I think there might even be an article series in it...

This bit sticks out:

The implication in here is horrifying.
Its an act of charity really. After all, these are girls without references.
 

David Flin

An evil Socialist, apparently.
Its an act of charity really. After all, these are girls without references.
Glad to see one of the bits I highlighted in an earlier article has informed.

I'm not entirely sure that girls without references would be described as being of unimpeachable virtue, but that can easily be justified as marketing talk.

It's hard to over-emphasise how important references were. To quote from the Memoirs of Margaret Powell from the 1920s: "It was most frightfully important then. People were frightened that you might steal things, that you might be working inside for a gang of thieves, that you might introduce immorality into their sons, any blessed thing ... It was useless to explain why you didn't have a good reference ... Employers weren't interested in your feelings, and maids were two a penny, and employers felt that however badly they treated their servants, it was better than the poverty they had been used to."

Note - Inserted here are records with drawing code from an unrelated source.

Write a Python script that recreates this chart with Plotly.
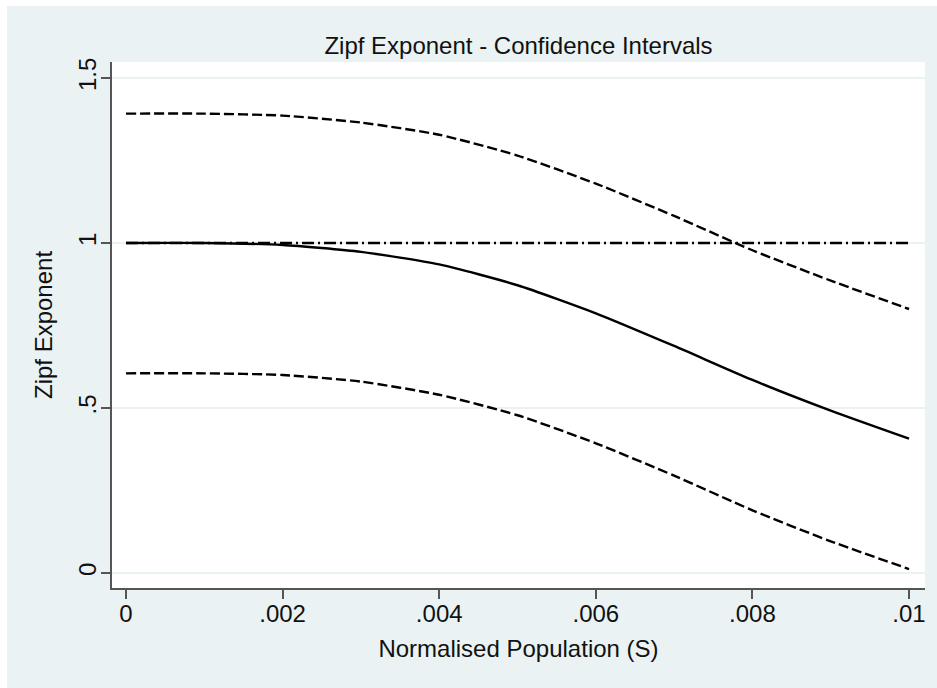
import plotly.graph_objects as go

# ---- data ----
x_vals = [0.000, 0.001, 0.002, 0.003, 0.004, 0.005, 0.006, 0.007, 0.008, 0.009, 0.010]
estimate = [1.000, 1.000, 0.994, 0.973, 0.935, 0.872, 0.787, 0.688, 0.585, 0.492, 0.407]
upper_ci = [1.392, 1.392, 1.386, 1.365, 1.328, 1.265, 1.180, 1.082, 0.978, 0.886, 0.800]
lower_ci = [0.605, 0.605, 0.600, 0.580, 0.540, 0.478, 0.393, 0.295, 0.190, 0.096, 0.012]
ref_x = [0.000, 0.010]
ref_y = [1.0, 1.0]

x_tickvals = [0, 0.002, 0.004, 0.006, 0.008, 0.010]
x_ticktext = ["0", ".002", ".004", ".006", ".008", ".01"]
y_tickvals = [0, 0.5, 1.0, 1.5]
y_ticktext = ["0", ".5", "1", "1.5"]

title_text = "Zipf Exponent - Confidence Intervals"
x_title = "Normalised Population (S)"
y_title = "Zipf Exponent"

# ---- styling ----
BG = "#EAF2F3"
AXIS = "#555555"
FONT = "Liberation Sans, Arial, Helvetica, sans-serif"
W, H = 937, 688
ML, MR, MT, MB = 112, 12, 62, 100
PW = W - ML - MR
PH = H - MT - MB

fig = go.Figure()

line_style = dict(color="black", width=2.4, shape="spline", smoothing=0.6)

fig.add_trace(go.Scatter(x=ref_x, y=ref_y, mode="lines",
                         line=dict(color="black", width=2.4, dash="12px,4px,2px,4px"),
                         showlegend=False, hoverinfo="skip"))
fig.add_trace(go.Scatter(x=x_vals, y=upper_ci, mode="lines",
                         line=dict(line_style, dash="10px,4px"), showlegend=False))
fig.add_trace(go.Scatter(x=x_vals, y=lower_ci, mode="lines",
                         line=dict(line_style, dash="10px,4px"), showlegend=False))
fig.add_trace(go.Scatter(x=x_vals, y=estimate, mode="lines",
                         line=line_style, showlegend=False))

# white strips at the top and left of the page (outer frame offset)
def px_to_paper_x(px):
    return (px - ML) / PW

def py_to_paper_y(py):
    return (H - MB - py) / PH

fig.add_shape(type="rect", xref="paper", yref="paper", layer="below",
              x0=px_to_paper_x(-5), x1=px_to_paper_x(7),
              y0=py_to_paper_y(H + 5), y1=py_to_paper_y(-5),
              line=dict(width=0), fillcolor="white")
fig.add_shape(type="rect", xref="paper", yref="paper", layer="below",
              x0=px_to_paper_x(-5), x1=px_to_paper_x(W + 5),
              y0=py_to_paper_y(6), y1=py_to_paper_y(-5),
              line=dict(width=0), fillcolor="white")

fig.update_layout(
    width=W, height=H,
    margin=dict(l=ML, r=MR, t=MT, b=MB, pad=0),
    paper_bgcolor=BG, plot_bgcolor="white",
    font=dict(family=FONT, size=24, color="#111111"),
    title=dict(text=title_text, x=(ML + PW / 2) / W, xanchor="center",
               y=1 - 45.5 / H, yanchor="middle", yref="container",
               font=dict(size=24, family=FONT, color="#111111")),
    showlegend=False,
)

fig.update_xaxes(
    range=[-0.000179, 0.010204],
    tickvals=x_tickvals, ticktext=x_ticktext,
    showgrid=False, zeroline=False,
    showline=True, linecolor=AXIS, linewidth=1.5,
    ticks="outside", ticklen=9, tickwidth=1.5, tickcolor=AXIS,
    ticklabelstandoff=-6,
    tickfont=dict(size=24, family=FONT, color="#111111"),
    title=dict(text=x_title, font=dict(size=24, family=FONT, color="#111111"), standoff=15),
)
fig.update_yaxes(
    range=[-0.0455, 1.5485],
    tickvals=y_tickvals, ticktext=y_ticktext, tickangle=-90,
    showgrid=True, gridcolor=BG, gridwidth=2,
    zeroline=False,
    showline=True, linecolor=AXIS, linewidth=1.5,
    ticks="outside", ticklen=9, tickwidth=1.5, tickcolor=AXIS,
    ticklabelstandoff=-4,
    tickfont=dict(size=24, family=FONT, color="#111111"),
    title=dict(text=y_title, font=dict(size=24, family=FONT, color="#111111"), standoff=14),
)

fig.write_html("out.html")
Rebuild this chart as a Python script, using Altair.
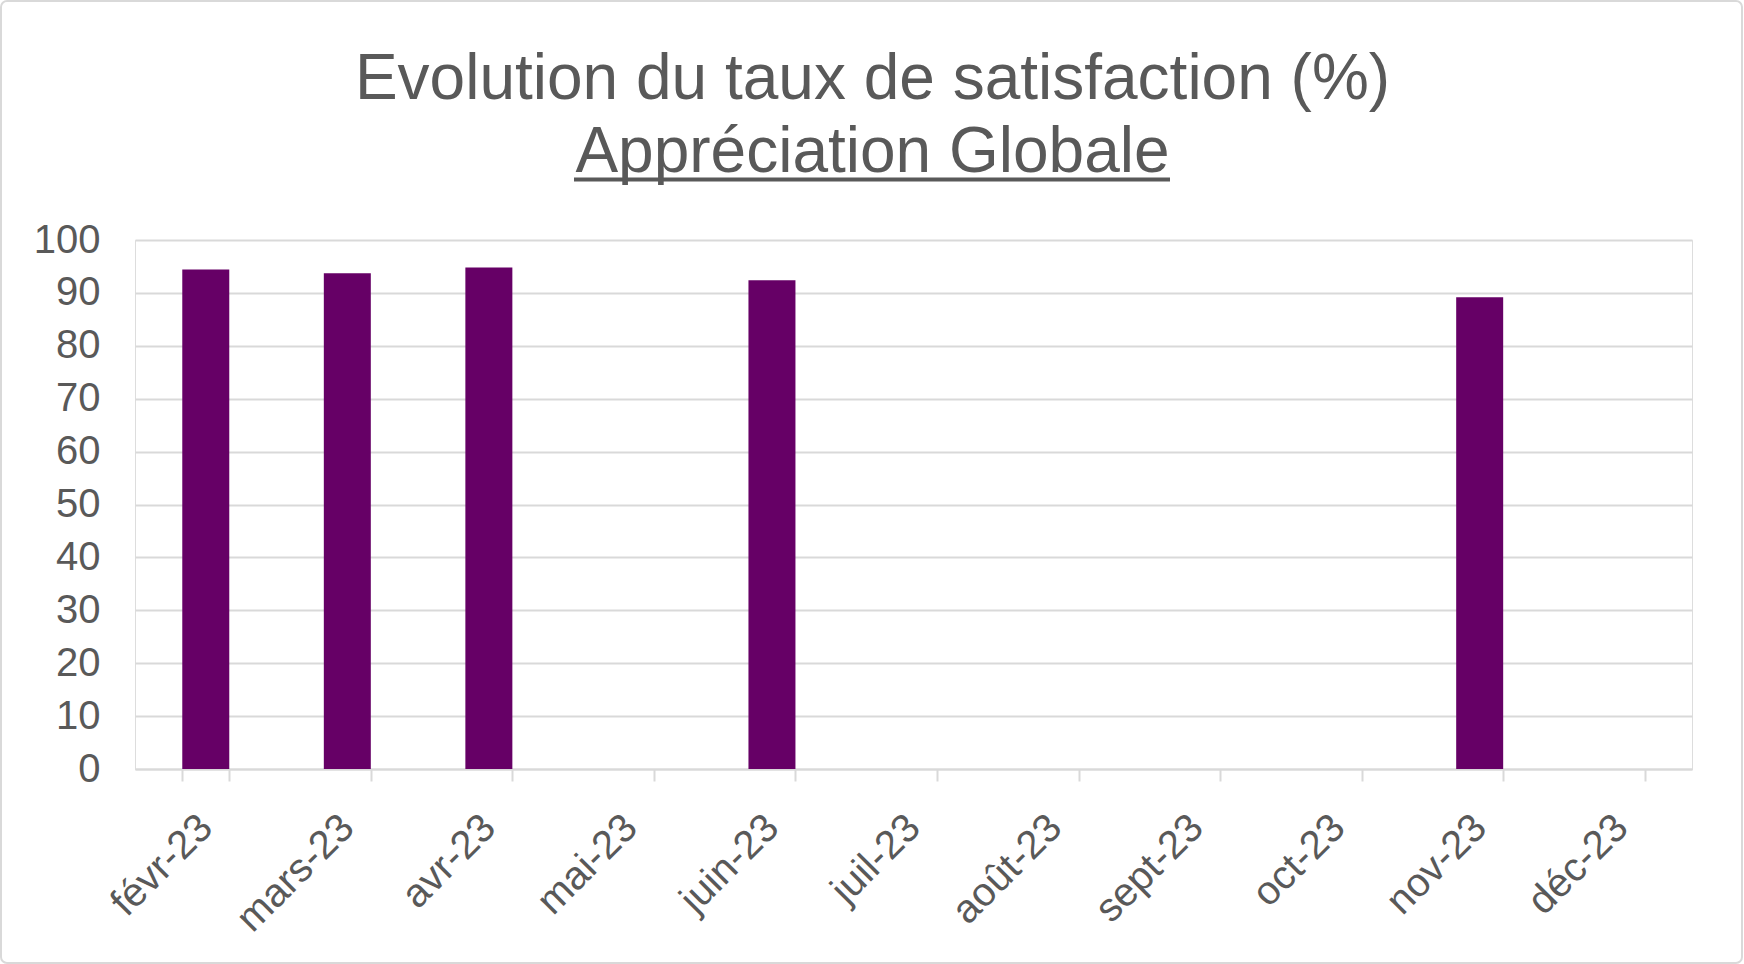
import altair as alt
import pandas as pd

months = ["févr-23", "mars-23", "avr-23", "mai-23", "juin-23", "juil-23",
          "août-23", "sept-23", "oct-23", "nov-23", "déc-23"]
values = [94.4, 93.7, 94.8, None, 92.4, None, None, None, None, 89.2, None]
y_ticks = list(range(0, 101, 10))
title_lines = ["Evolution du taux de satisfaction (%)", "Appréciation Globale"]

FONT = "Liberation Sans"
GREY = "#595959"
LIGHT = "#d9d9d9"

df = pd.DataFrame({"mois": months, "taux": values})

bars = alt.Chart(df).mark_bar(color="#660066").encode(
    x=alt.X("mois:N", sort=months,
            scale=alt.Scale(domain=months, paddingInner=0.668, paddingOuter=0.334),
            axis=alt.Axis(title=None, labelAngle=-45, labelFont=FONT, labelFontSize=40,
                          labelColor=GREY, labelPadding=40, labelAlign="right",
                          labelBaseline="middle", tickBand="extent",
                          tickColor=LIGHT, tickWidth=2, tickSize=12,
                          domainColor=LIGHT, domainWidth=2, grid=False)),
    y=alt.Y("taux:Q", scale=alt.Scale(domain=[0, 100], nice=False),
            axis=alt.Axis(title=None, values=y_ticks, domain=False, ticks=False,
                          labelFont=FONT, labelFontSize=40, labelColor=GREY,
                          labelPadding=35, gridColor=LIGHT, gridWidth=2)),
)

deco = alt.Data(values=[{"k": 1}])

underline = alt.Chart(deco).mark_rule(color=GREY, strokeWidth=4).encode(
    x=alt.value(439), x2=alt.value(1035), y=alt.value(-60.5)
)

border = alt.Chart(deco).mark_rect(fill=None, stroke=LIGHT, strokeWidth=2,
                                   cornerRadius=6, clip=False).encode(
    x=alt.value(-134), x2=alt.value(1607), y=alt.value(-239), y2=alt.value(723)
)

chart = alt.layer(border, bars, underline).properties(
    width=1557, height=529,
    padding={"left": 135, "top": 240, "right": 52, "bottom": 195},
    autosize=alt.AutoSizeParams(type="none"),
    title=alt.TitleParams(text=title_lines, font=FONT, fontSize=64, fontWeight="normal",
                          color=GREY, lineHeight=73, anchor="middle", frame="group",
                          baseline="bottom", dx=-41, offset=-249),
).configure_view(strokeWidth=0).configure(background="white")

chart.save("out.html", embed_options={"renderer": "svg", "actions": False})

You got the well-meaning philanthropic element of the character absolutely spot on here.
 

Tabac Iberez

Impetious
Published by SLP
Unfortunately you're then effectively in Steampunk territory and let me tell you those authors will cut a bitch for trying to muscle into their domain
Buddy, I'm already neck deep in steampunk territory, and unless they can actually get a good publishing house together the attempt to "cut a bitch" will fall dramatically flat. Since we're far enough aboveboard that we're not living and dying on the razor edge of the Twitter, they don't really have an effective avenue of attack that won't end up with a net zero effect on the press. To quote the good Mr. Barnum, “I don't care what the newspapers say about me as long as they spell my name right.”

After all, no matter where we go in the public eye, it's hard to go down from unknown!